Stephania Libreros, PhD, a newly appointed Assistant Professor of Pathology and a member of the Vascular Biology Therapeutics Program at Yale School of Medicine, was recently awarded a National Institute of Health (NIH) K99-R00 Award from National Heart Lung and Blood Institute, to support her independent research as she moves into a full-time tenure track faculty position. Dr. Libreros' research in her new laboratory at Yale focuses on the understanding of the cellular and molecular mechanisms that govern hematopoiesis and hemopoietic stem cell fate decisions during inflammation and infection.
Dr. Libreros focuses on the immunological signals that occur during acute inflammation and subsequent resolution. The acute inflammatory process is widely accepted to be the body's first line of defense in response to pathogens or injury and is actively resolved. Emerging evidence indicates that chronic, unresolved inflammation is an important underlying cause of numerous complex conditions such as sepsis, arthritis, diabetes, cardiovascular diseases, and cancer.
The goal of her R00 award is to understand the mechanisms that govern resolution programs in the bone marrow and map the roles of chemical mediators in directing hematopoietic stem and progenitor cell (HSPC) function during infection to promote host defense. Advances in our knowledge of mechanisms that govern HSPC functions, and their environment, have a direct clinical relevance by providing needed pre-clinical results for novel therapeutic approaches for alleviating conditions, such as arthritic, sepsis, trauma, and myeloid disorders.

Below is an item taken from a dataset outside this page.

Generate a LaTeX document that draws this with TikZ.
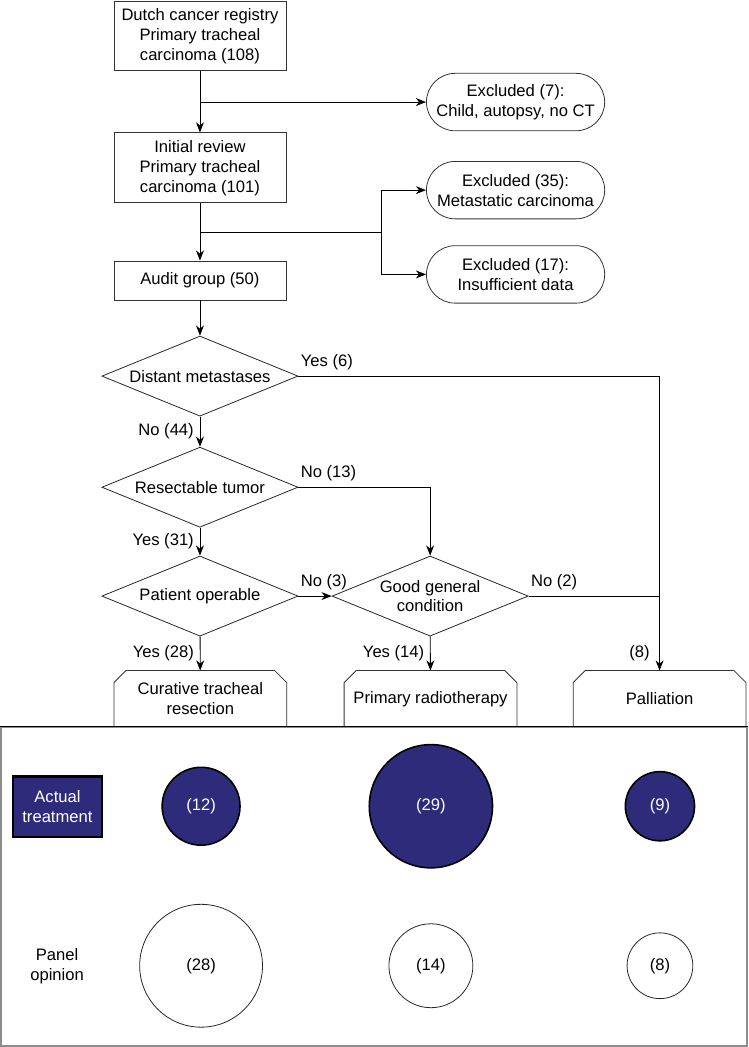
\documentclass[tikz,border=0pt]{standalone}
\usepackage{fontspec}
\setmainfont{Liberation Sans}
\usetikzlibrary{arrows.meta, shapes.geometric, shapes.misc}
\definecolor{navy}{RGB}{46,43,122}

\begin{document}
\begin{tikzpicture}[>={Stealth[length=2.7mm, width=2.1mm]}, line width=0.6pt,
  font=\fontsize{12.5}{15}\selectfont,
  box/.style={draw=black!80, minimum width=4.55cm, align=center},
  excl/.style={draw=black!80, rounded rectangle, minimum width=4.95cm, minimum height=1.52cm, align=center},
  decision/.style={draw=black!85, diamond, aspect=2.45, inner sep=0pt, minimum width=5.19cm, minimum height=2.12cm, align=center},
  outcome/.style={minimum width=4.55cm, minimum height=1.48cm, inner sep=0pt, align=center},
  lbl/.style={inner sep=1.5pt},
  actual/.style={circle, draw=black, line width=1.2pt, fill=navy, text=white, inner sep=0pt},
  panel/.style={circle, draw=black!85, inner sep=0pt}]
  \useasboundingbox (0,0) rectangle (19.79,-27.70);
  % registry and exclusions
  \node[box, minimum height=1.85cm] (dcr) at (5.29,-0.95) {Dutch cancer registry\\Primary tracheal\\carcinoma (108)};
  \node[box, minimum height=1.85cm] (ir) at (5.29,-4.44) {Initial review\\Primary tracheal\\carcinoma (101)};
  \node[box, minimum height=1.03cm] (ag) at (5.29,-7.42) {Audit group (50)};
  \node[excl] (ex7) at (13.64,-2.70) {Excluded (7):\\Child, autopsy, no CT};
  \node[excl] (ex35) at (13.64,-5.03) {Excluded (35):\\Metastatic carcinoma};
  \node[excl] (ex17) at (13.64,-7.26) {Excluded (17):\\Insufficient data};
  \coordinate (split) at (10.08,-6.14);
  \draw[->] (dcr) -- (ir);
  \draw[->] (dcr.south |- ex7) -- (ex7);
  \draw[->] (ir) -- (ag);
  \draw (ir.south |- split) -- (split);
  \draw[->] (split) |- (ex35);
  \draw[->] (split) |- (ex17);
  % decisions
  \node[decision] (dm) at (5.29,-9.95) {Distant metastases};
  \node[decision] (rt) at (5.29,-12.89) {Resectable tumor};
  \node[decision] (po) at (5.29,-15.77) {Patient operable};
  \node[decision] (gc) at (11.38,-15.77) {Good general\\condition};
  % treatments
  \node[outcome] (cur) at (5.30,-18.49) {Curative tracheal\\resection};
  \node[outcome] (rad) at (11.39,-18.49) {Primary radiotherapy};
  \node[outcome] (pal) at (17.45,-18.49) {Palliation};
  \foreach \n in {cur,rad,pal}
    \draw[black!80] (\n.south west) -- ([yshift=-3.2mm]\n.north west) -- ([xshift=3.2mm]\n.north west)
      -- ([xshift=-3.2mm]\n.north east) -- ([yshift=-3.2mm]\n.north east) -- (\n.south east);
  \draw[->] (ag) -- (dm);
  \draw[->] (dm) -- node[lbl, left, xshift=-1mm] {No (44)} (rt);
  \draw[->] (rt) -- node[lbl, left, xshift=-1mm] {Yes (31)} (po);
  \draw[->] (po) -- node[lbl, left, xshift=-1mm] {Yes (28)} (cur);
  \draw[->] (gc) -- node[lbl, left, xshift=-1mm] {Yes (14)} (rad);
  \draw[->] (dm.east) -| node[lbl, pos=0, above right, yshift=1mm] {Yes (6)}
    node[lbl, pos=0.97, left, xshift=-2mm] {(8)} (pal.north);
  \draw[->] (rt.east) -| node[lbl, pos=0, above right, yshift=1mm] {No (13)} (gc.north);
  \draw[->] (po.east) -- node[lbl, pos=0, above right, yshift=1mm] {No (3)} (gc.west);
  \draw (gc.east) -- node[lbl, pos=0, above right, yshift=1mm] {No (2)} (gc.east -| pal.north);
  % comparison panel
  \draw[black!45, line width=1pt] (0.03,-19.23) rectangle (19.76,-27.67);
  \draw (0,-19.23) -- (19.79,-19.23);
  \node[draw=black, line width=2pt, fill=navy, text=white, minimum width=2.35cm, minimum height=1.61cm, align=center, inner sep=1pt] (at) at (1.52,-21.34) {Actual\\treatment};
  \node[align=center] (po2) at (1.51,-25.56) {Panel\\opinion};
  \node[actual, minimum size=2.06cm] (a12) at (5.32,-21.33) {(12)};
  \node[actual, minimum size=3.26cm] (a29) at (11.40,-21.33) {(29)};
  \node[actual, minimum size=1.83cm] (a9) at (17.46,-21.33) {(9)};
  \node[panel, minimum size=3.25cm] (p28) at (5.32,-25.55) {(28)};
  \node[panel, minimum size=2.22cm] (p14) at (11.40,-25.55) {(14)};
  \node[panel, minimum size=1.74cm] (p8) at (17.46,-25.55) {(8)};
\end{tikzpicture}
\end{document}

Dr. Libreros comes to Yale from Harvard Medical School and Brigham and Women's Hospital, where she was an Instructor in Anaesthesia. She has won several awards in her academic career, including the Society for Leukocyte Biology-Presidential Scholar Award, Brigham and Woman's Hospital Research Excellence Award, and the Eicosanoid Research Foundation Santosh Nigam Outstanding Young Scientist Award.
The NIH Pathway to Independence Award, the K99-R00 award, has two phases, the K99 phase, which supports postdoctoral training, and the R00 phase supporting an independent research career. It has helped many postdoctoral fellows launch their careers.